In joint venture with Lee-Moore Capital Company’s Kirk Bradley (who is a part-owner of Chatham Media Group LLC, which owns the Chatham News + Record) and Arthur Samet of Samet Corporation, Moncure Holdings is nearing completion of TIP’s first 400 acres, about 20% of the megasite’s total acreage. If all goes according to plan, the site should have at least its first company operating by the end of 2022.

“We’re moving pretty quickly,” Kaplan said. “... We’re at a much more site-ready place where I think we are moving forward with the plan, and it’ll make for more of a campus kind of setting, more of a park kind of setting, instead of just one large user and factory.”

Kaplan estimates the entire site will be occupied in five to 15 years.

The infusion of new businesses will not only introduce tens of thousands of jobs, he says, but will supply Chatham with much-needed commercial revenue to offset residential taxes.

“We had always talked about over 20,000 jobs, but I mean that’s really because what I think the county needs is a commercial tax base to help with other projects and things like that,” Kaplan said. “And that’s, I think, why the county and economic developers have been so supportive of this site — to try to do what we can to improve smart industry, and bring good jobs.”

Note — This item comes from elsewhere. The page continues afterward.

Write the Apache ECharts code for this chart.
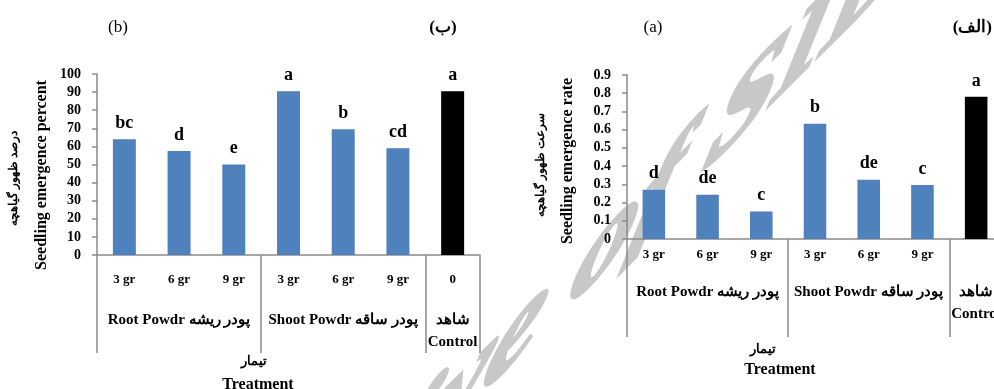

As developers such as Chatham Park Investors barrel toward their goal to build more than 7,000 acres of new housing — to support more than 50,000 new Chatham residents in coming years — fresh commerce at TIP, the Chatham-Siler City Advanced Manufacturing (CAM) site and elsewhere will ensure the county and municipalities can maintain balanced revenue streams.

“Chatham County is doing things the right way,” Kaplan said. “I think they’re thoughtful, and they’re taking the right approach to keep taxes reasonable and to try to land high-quality, well-paying jobs for the people of North Carolina.”